Ils sont trois. Une musicienne engagée originaire de la Côte d‘Ivoire, un consultant financier venu du Bénin et une jeune entrepreneure qui investit au Sénégal. Ils ont en commun d’être de jeunes élites de la diaspora africaine en France (pays où sont édités les billets CFA) mais aussi et surtout, de venir de pays qui ont en commun une monnaie éponyme. Dans le cadre d’une série de dossiers que publie, en rapport avec l’actualité, Afrika Stratgies France, ils se prononcent sur cette monnaie qui lie depuis 1945 leurs pays à la France. Des liens aux relents parfois scandaleux, paradoxaux et incestueux, tous tirés de l’ADN de la françafrique, cette tumultueuse relation, sans cesse incriminée, qui lie l’ancienne puissance coloniale à ses territoires indépendants. Créé en 1945 la zone franc a été réorganisée en 1959.Ces dernières années, des voix se font de plus en plus fortes et nombreuses pour demander l’abolition ou au moins, la remise en cause du CFA, imprimé en France et garanti par Paris auprès de la Banque centrale européenne. Des citoyens des 14 pays qui l’ont en partage veulent avoir la souveraineté sur leur monnaie. Nous avons donné donc la parole à la diaspora africaine pour en parler. 3 réactions. Chaque texte est original par l’angle, la subtilité, les illustrations… Mais ils partagent une conclusion commune, la remise en cause de cette monnaie « économiquement inefficace, politiquement illégitime, socialement inéquitable et historiquement indigne » selon l’économiste Kako Nubukpo qui coordonne les états généraux du CFA et alternatives.

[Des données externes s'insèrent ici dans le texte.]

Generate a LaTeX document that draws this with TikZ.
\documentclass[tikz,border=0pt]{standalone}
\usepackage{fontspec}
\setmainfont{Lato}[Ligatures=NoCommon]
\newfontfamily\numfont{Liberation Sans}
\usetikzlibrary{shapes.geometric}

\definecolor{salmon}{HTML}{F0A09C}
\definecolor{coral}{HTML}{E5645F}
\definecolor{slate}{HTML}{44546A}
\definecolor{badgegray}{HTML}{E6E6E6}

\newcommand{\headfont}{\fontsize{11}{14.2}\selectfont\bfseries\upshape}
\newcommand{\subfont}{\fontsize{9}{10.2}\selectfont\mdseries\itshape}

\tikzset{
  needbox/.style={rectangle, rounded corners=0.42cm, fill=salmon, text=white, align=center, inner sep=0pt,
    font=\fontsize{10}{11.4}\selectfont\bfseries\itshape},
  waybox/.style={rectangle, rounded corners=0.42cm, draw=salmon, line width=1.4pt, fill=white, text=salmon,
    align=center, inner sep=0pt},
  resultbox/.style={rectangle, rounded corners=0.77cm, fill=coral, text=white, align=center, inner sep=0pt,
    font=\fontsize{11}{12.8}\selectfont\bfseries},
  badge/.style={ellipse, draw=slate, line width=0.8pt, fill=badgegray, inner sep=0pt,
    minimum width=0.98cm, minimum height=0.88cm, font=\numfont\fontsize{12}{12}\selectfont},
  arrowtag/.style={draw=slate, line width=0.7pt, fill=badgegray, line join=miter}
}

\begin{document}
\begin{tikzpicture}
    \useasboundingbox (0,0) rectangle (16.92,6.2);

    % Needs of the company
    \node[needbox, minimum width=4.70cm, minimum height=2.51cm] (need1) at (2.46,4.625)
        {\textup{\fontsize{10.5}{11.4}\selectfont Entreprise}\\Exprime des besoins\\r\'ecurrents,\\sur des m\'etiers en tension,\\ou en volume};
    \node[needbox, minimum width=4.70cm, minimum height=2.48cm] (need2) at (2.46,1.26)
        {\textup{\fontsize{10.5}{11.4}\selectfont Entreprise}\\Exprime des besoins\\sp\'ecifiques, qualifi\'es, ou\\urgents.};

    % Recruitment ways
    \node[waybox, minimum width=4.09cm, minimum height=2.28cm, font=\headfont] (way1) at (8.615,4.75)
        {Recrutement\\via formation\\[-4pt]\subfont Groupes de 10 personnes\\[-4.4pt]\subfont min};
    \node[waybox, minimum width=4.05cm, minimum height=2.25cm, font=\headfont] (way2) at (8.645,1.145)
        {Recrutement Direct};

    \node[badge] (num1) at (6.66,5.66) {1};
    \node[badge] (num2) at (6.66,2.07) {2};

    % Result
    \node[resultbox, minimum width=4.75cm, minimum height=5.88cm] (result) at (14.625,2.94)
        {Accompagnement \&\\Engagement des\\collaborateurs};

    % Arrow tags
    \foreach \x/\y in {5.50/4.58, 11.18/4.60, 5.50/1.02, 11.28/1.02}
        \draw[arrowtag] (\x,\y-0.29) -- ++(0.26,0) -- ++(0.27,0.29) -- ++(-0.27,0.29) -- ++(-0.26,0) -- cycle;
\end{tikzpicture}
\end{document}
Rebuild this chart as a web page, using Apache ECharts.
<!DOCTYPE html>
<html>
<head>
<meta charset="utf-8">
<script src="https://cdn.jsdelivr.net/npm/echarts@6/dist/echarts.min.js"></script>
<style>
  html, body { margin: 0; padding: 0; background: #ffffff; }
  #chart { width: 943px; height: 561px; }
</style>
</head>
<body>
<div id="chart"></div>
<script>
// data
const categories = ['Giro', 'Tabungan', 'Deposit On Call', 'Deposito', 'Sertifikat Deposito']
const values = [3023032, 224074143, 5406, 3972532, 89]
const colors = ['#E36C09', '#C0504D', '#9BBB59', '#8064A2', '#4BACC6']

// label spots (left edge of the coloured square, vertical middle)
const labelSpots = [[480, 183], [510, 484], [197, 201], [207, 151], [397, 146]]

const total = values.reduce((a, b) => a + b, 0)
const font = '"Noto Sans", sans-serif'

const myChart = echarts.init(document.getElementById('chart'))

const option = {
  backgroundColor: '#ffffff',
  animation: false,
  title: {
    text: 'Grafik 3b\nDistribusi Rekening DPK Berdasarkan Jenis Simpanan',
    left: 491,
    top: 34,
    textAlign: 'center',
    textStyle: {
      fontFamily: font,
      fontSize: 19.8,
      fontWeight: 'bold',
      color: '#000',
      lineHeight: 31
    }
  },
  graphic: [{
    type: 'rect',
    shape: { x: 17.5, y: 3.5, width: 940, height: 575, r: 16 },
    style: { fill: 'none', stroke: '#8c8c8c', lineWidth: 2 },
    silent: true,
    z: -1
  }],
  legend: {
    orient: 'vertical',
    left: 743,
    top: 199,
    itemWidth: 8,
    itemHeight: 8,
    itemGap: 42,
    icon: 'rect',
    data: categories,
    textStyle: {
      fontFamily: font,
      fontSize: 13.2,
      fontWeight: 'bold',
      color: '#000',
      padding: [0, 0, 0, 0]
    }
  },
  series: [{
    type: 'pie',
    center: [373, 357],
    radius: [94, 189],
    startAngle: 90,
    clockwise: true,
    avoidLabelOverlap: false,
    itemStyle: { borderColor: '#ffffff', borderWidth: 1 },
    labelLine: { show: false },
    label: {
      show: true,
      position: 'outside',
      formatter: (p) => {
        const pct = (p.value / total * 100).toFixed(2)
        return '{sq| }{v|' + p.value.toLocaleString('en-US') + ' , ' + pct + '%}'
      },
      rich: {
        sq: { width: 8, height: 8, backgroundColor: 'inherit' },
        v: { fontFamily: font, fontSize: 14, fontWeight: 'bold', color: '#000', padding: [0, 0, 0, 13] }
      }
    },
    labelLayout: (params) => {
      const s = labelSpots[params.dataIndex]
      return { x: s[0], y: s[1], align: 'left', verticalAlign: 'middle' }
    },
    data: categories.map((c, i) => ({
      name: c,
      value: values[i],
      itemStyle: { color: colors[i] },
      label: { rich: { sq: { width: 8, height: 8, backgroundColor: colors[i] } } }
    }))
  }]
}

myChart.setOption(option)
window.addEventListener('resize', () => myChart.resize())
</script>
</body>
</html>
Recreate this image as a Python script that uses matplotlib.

Ôlechka K. Tchalova : « Un long chemin… »
Musicienne originaire de la Côte d‘Ivoire et de la Russie, Ôlechka est aussi traductrice « russe-anglais » à Paris où elle vit. Très engagée sur la défense de l’identité noire, elle multiplie des post sur les réseaux sociaux pour défendre l’Afrique.
Un long chemin a été parcouru pour arracher les indépendances des anciennes colonies françaises. Mais les indépendances africaines ont-elles réellement été acquises? Que ce soit par la départementalisation pour les Caraibes ou par des relations françafricaines opaques, les relations de la France avec ses anciennes colonies restent encore très étroites. Des relations basées sur l’exploitation des ressources africaines au profit de l’Occident et non pas des Africains. Tout ce qui fait la souveraineté d’un état reste encore du domaine de l’inaccessible pour de nombreuses anciennes colonies françaises, souvent qualifiés de pays en voie de développement ou «émergents».
Mais pourquoi sommes-nous toujours en voie de développement? Et pourquoi les anciennes colonies anglophones sont-elles plus prospères ? Quels sont les freins au développement des anciennes colonies françaises? Et quels sont les outils de domination et de soumission d’un état par un autre état? Il y d’abord le secteur-clé d’un état, la défense: l’armée française n’a jamais quitté le sol africain. Que fait l’armée française dans ses anciennes colonies pourtant souveraines ? Puis, il y a l’économie – les économies des anciennes colonies françaises sont paralysées par le FCFA, une monnaie directement héritée de l’époque coloniale, le temps de la puissance de l’empire colonial Français. C’est ainsi que les économies de pays africains souverains en voie de développement sont soumises au contrôle permanent de la France, du FMI, de la Banque Mondiale et de la communauté internationale. Peut-on, dans ces conditions, parler d’indépendance, quand la monnaie d’un état est fabriquée à l’étranger, en région parisienne, par l’ancien état colonisateur ?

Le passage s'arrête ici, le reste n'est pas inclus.